Archival Quality Grounds
Archival grounds are art supports that are resistant to deterioration or loss of quality, allowing for a long life expectancy when kept in controlled conditions.
I strive to choose art materials of the durable chemical composition (no lignin or acid free, no bleaching or optical brightening agents, etc.) and make my finished work as resistant to ultraviolet and humidity as possible.
As grounds I primarily use rag papers and canvases made from pure cotton pulp.
I hope that the resulting product would be archival-grade, so your investment in my artwork is as minimum safe from rapid loss of physical qualities, and preserved in the form you received it for your lifetime, provided you care for it.

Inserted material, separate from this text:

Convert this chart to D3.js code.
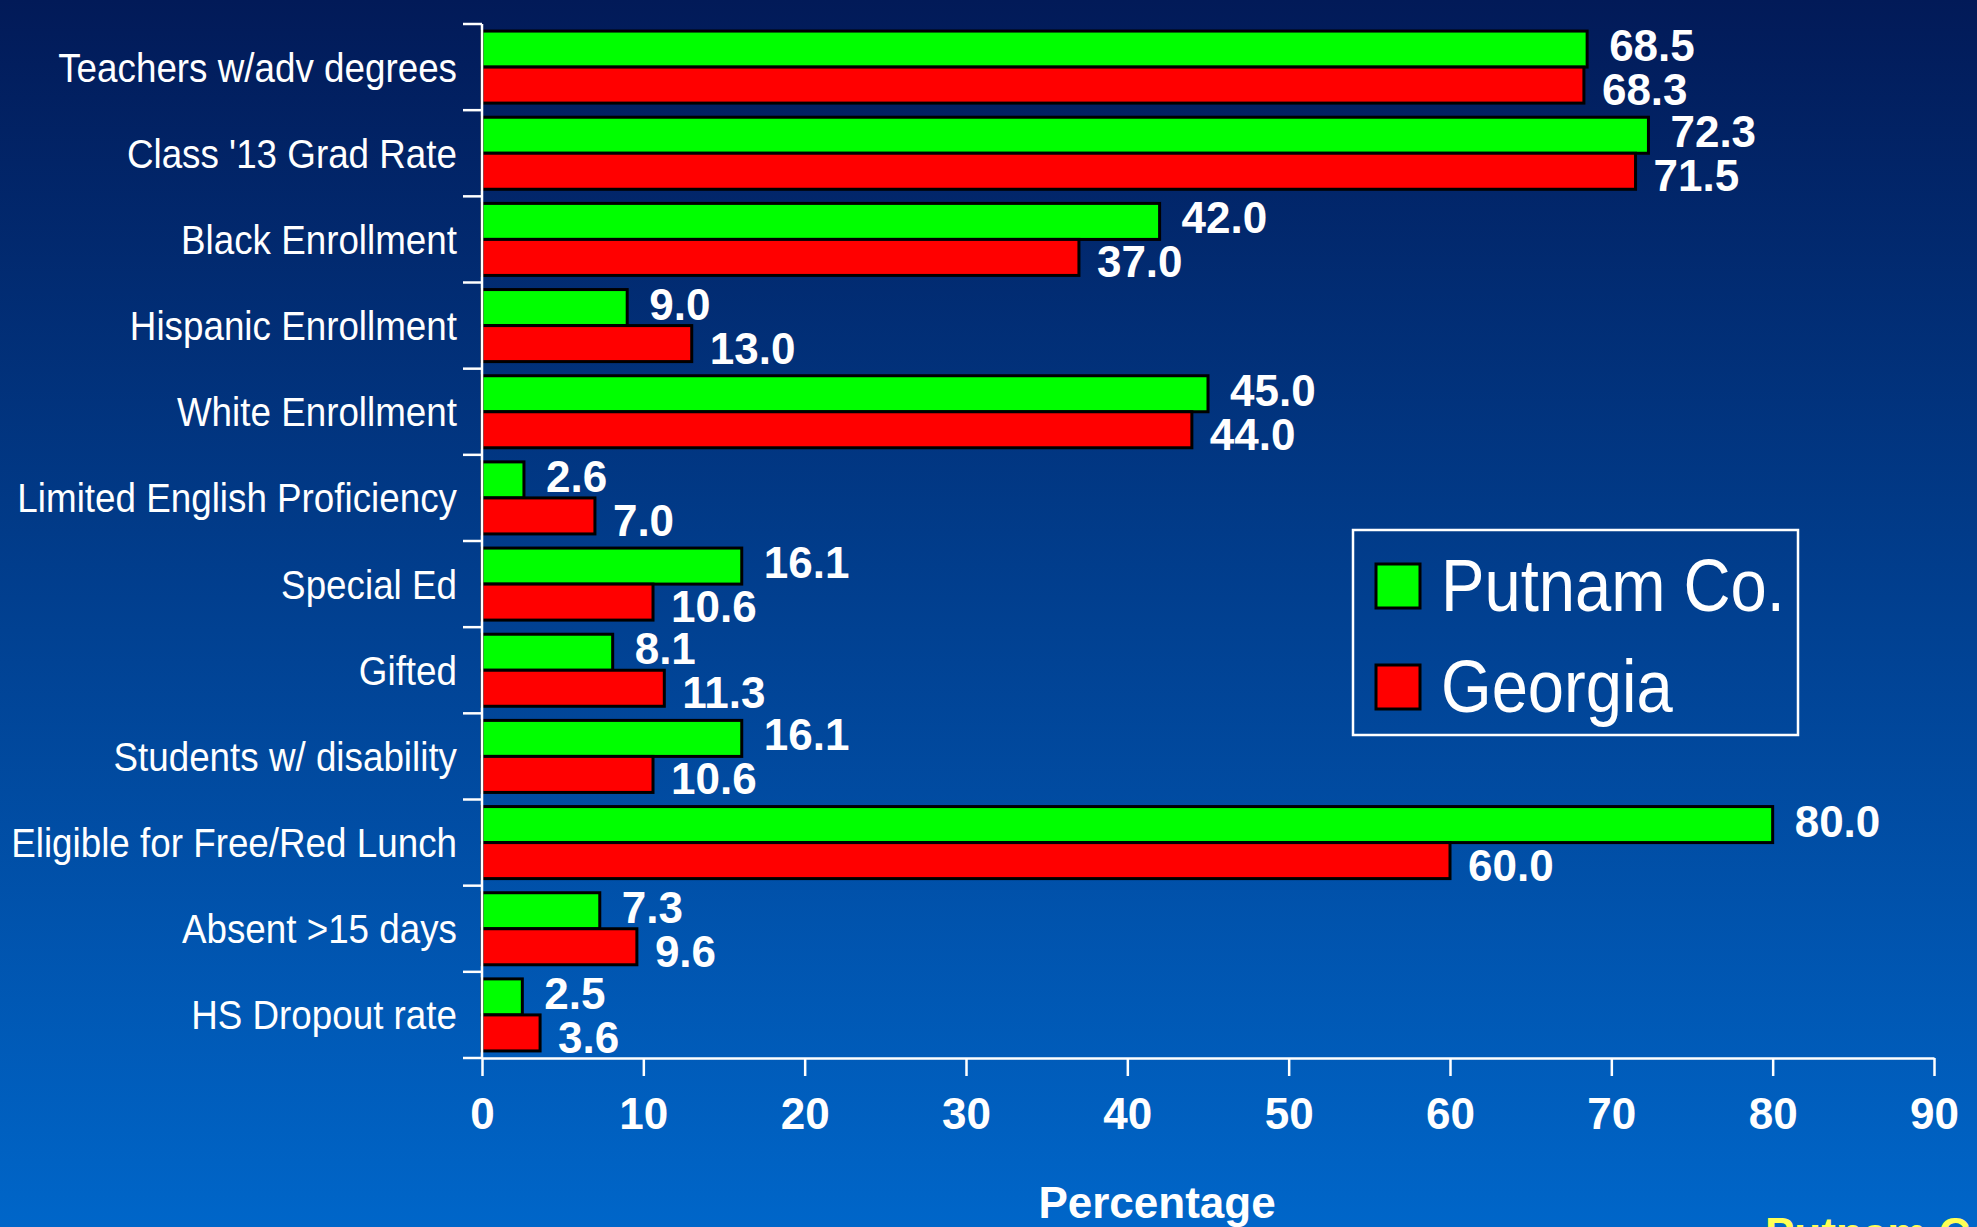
<!DOCTYPE html>
<html>
<head>
<meta charset="utf-8">
<script src="https://cdn.jsdelivr.net/npm/d3@7"></script>
<style>
  body { margin: 0; background: #02205f; }
  svg { display: block; }
  text { font-family: "Liberation Sans", Arial, sans-serif; fill: #fff; }
</style>
</head>
<body>
<svg id="chart" width="1977" height="1227"></svg>
<script>
const categories = [
  "Teachers w/adv degrees",
  "Class '13 Grad Rate",
  "Black Enrollment",
  "Hispanic Enrollment",
  "White Enrollment",
  "Limited English Proficiency",
  "Special Ed",
  "Gifted",
  "Students w/ disability",
  "Eligible for Free/Red Lunch",
  "Absent >15 days",
  "HS Dropout rate",
];
const putnamValues = [68.5, 72.3, 42.0, 9.0, 45.0, 2.6, 16.1, 8.1, 16.1, 80.0, 7.3, 2.5];
const georgiaValues = [68.3, 71.5, 37.0, 13.0, 44.0, 7.0, 10.6, 11.3, 10.6, 60.0, 9.6, 3.6];
const seriesNames = ["Putnam Co.", "Georgia"];
const seriesColors = ["#00ff00", "#ff0000"];
const xTicks = [0, 10, 20, 30, 40, 50, 60, 70, 80, 90];

const svg = d3.select("#chart");
const width = +svg.attr("width");
const height = +svg.attr("height");

// background gradient, dark navy to bright blue
const grad = svg.append("defs").append("linearGradient")
  .attr("id", "bg").attr("x1", 0).attr("y1", 0).attr("x2", 0).attr("y2", 1);
grad.append("stop").attr("offset", "0%").attr("stop-color", "#021a58");
grad.append("stop").attr("offset", "100%").attr("stop-color", "#0066c9");
svg.append("rect").attr("width", width).attr("height", height).attr("fill", "url(#bg)");

const plot = { left: 482, right: 1934, top: 24, bottom: 1058 };

const x = d3.scaleLinear().domain([0, 90]).range([plot.left, plot.right]);
const y = d3.scaleBand()
  .domain(categories)
  .range([plot.top, plot.bottom])
  .paddingInner(0.164)
  .paddingOuter(0.082);
const ySeries = d3.scaleBand().domain(seriesNames).range([0, y.bandwidth()]);

const rows = categories.map((c, i) => ({ cat: c, vals: [putnamValues[i], georgiaValues[i]] }));
const fmt = d3.format(".1f");

// bars
const rowG = svg.append("g").selectAll("g")
  .data(rows)
  .join("g")
  .attr("transform", (d) => `translate(0,${y(d.cat)})`);

rowG.selectAll("rect")
  .data((d) => d.vals.map((v, i) => ({ v, s: seriesNames[i], i })))
  .join("rect")
  .attr("x", x(0))
  .attr("y", (d) => ySeries(d.s))
  .attr("width", (d) => x(d.v) - x(0))
  .attr("height", ySeries.bandwidth())
  .attr("fill", (d) => seriesColors[d.i])
  .attr("stroke", "#000")
  .attr("stroke-width", 3);

// value labels
rowG.selectAll("text.val")
  .data((d) => d.vals.map((v, i) => ({ v, s: seriesNames[i], i })))
  .join("text")
  .attr("class", "val")
  .attr("x", (d) => x(d.v) + (d.i === 0 ? 22 : 18))
  .attr("y", (d) => ySeries(d.s) + ySeries.bandwidth() / 2 + 16 + (d.i === 0 ? -4 : 4))
  .attr("font-size", 44)
  .attr("font-weight", "bold")
  .text((d) => fmt(d.v));

// y axis: line plus ticks at band boundaries
const gap = (y.step() - y.bandwidth()) / 2;
const boundaries = categories.map((c) => y(c) - gap).concat([plot.bottom]);
const axisStyle = { stroke: "#fff", "stroke-width": 2.5 };

svg.append("line")
  .attr("x1", plot.left).attr("x2", plot.left)
  .attr("y1", plot.top).attr("y2", plot.bottom)
  .attr("stroke", axisStyle.stroke).attr("stroke-width", axisStyle["stroke-width"]);

svg.append("g").selectAll("line")
  .data(boundaries)
  .join("line")
  .attr("x1", plot.left - 19).attr("x2", plot.left)
  .attr("y1", (d) => d).attr("y2", (d) => d)
  .attr("stroke", "#fff").attr("stroke-width", 2.5);

// category labels (slightly condensed)
svg.append("g").selectAll("text")
  .data(categories)
  .join("text")
  .attr("transform", (d) => `translate(457,${y(d) + y.bandwidth() / 2 + 14.5}) scale(0.92,1)`)
  .attr("text-anchor", "end")
  .attr("font-size", 40)
  .text((d) => d);

// x axis
const xAxis = svg.append("g")
  .attr("transform", `translate(0,${plot.bottom})`)
  .call(d3.axisBottom(x).tickValues(xTicks).tickSize(18).tickSizeOuter(0).tickPadding(22));
xAxis.select(".domain").attr("stroke", "#fff").attr("stroke-width", 2.5);
xAxis.selectAll(".tick line").attr("stroke", "#fff").attr("stroke-width", 2.5);
xAxis.selectAll(".tick text")
  .attr("fill", "#fff")
  .attr("font-size", 44)
  .attr("font-weight", "bold")
  .attr("font-family", "Liberation Sans, Arial, sans-serif");

svg.append("text")
  .attr("x", 1157)
  .attr("y", 1218)
  .attr("text-anchor", "middle")
  .attr("font-size", 44)
  .attr("font-weight", "bold")
  .text("Percentage");

svg.append("text")
  .attr("x", 1765)
  .attr("y", 1249)
  .attr("font-size", 44)
  .attr("font-weight", "bold")
  .style("fill", "#ffff55")
  .text("Putnam County");

// legend
const legend = svg.append("g");
legend.append("rect")
  .attr("x", 1353).attr("y", 530)
  .attr("width", 445).attr("height", 205)
  .attr("fill", "none")
  .attr("stroke", "#fff")
  .attr("stroke-width", 2.5);

const legendItem = legend.selectAll("g")
  .data(seriesNames)
  .join("g")
  .attr("transform", (d, i) => `translate(1376,${564 + i * 101})`);

legendItem.append("rect")
  .attr("width", 44).attr("height", 44)
  .attr("fill", (d, i) => seriesColors[i])
  .attr("stroke", "#000")
  .attr("stroke-width", 3);

legendItem.append("text")
  .attr("transform", "translate(65,47) scale(0.88,1)")
  .attr("font-size", 74)
  .text((d) => d);
</script>
</body>
</html>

From the Society of American Archivists:
While no materials meet the ideal definition of 'archival', many archivists use the term informally to refer to media that can preserve information, when properly stored, for more than a century.
My art ground of choice is 100% cotton - canvas and rag papers, hand and mould made from renewable fibers, without use of animal products in the sizing layers. Sometimes I use recycled manufactured or found and repurposed archival (pH neutral) papers, textiles, and textural materials like sand or marble dust, and ground them with acrylic mediums.
My Art Supports
Cotton Rag Paper
For aquarelle on cotton rug (heavier watercolor papers), I choose mould made whit 100% cotton, without optical bleaching, chlorine and acid free - guaranteeing long conservation and inalterability. I prefer rough unpressed surface and a special formula of sizing, Italian Fabriano Artistico being my favorite brand (no animal industry by-products used). 300 gsm (140 lb) is the best paper weight for me - heavy but still flexible.
When I work on canvas, I usually apply foundation grounds myself - a toned gesso based on acrylic polymer, to which I add marble dust and pigments. Sometimes I stain canvas first and seal it with a clear acrylic medium.
I prefer unstreached, heavy cotton, unprimed canvases, and avoid working on anything that includes new wood - for environmental and ethical reasons. If my technique calls for a harder ground, I search for artist grade recycled canvas boards, or mount cotton on sealed found objects.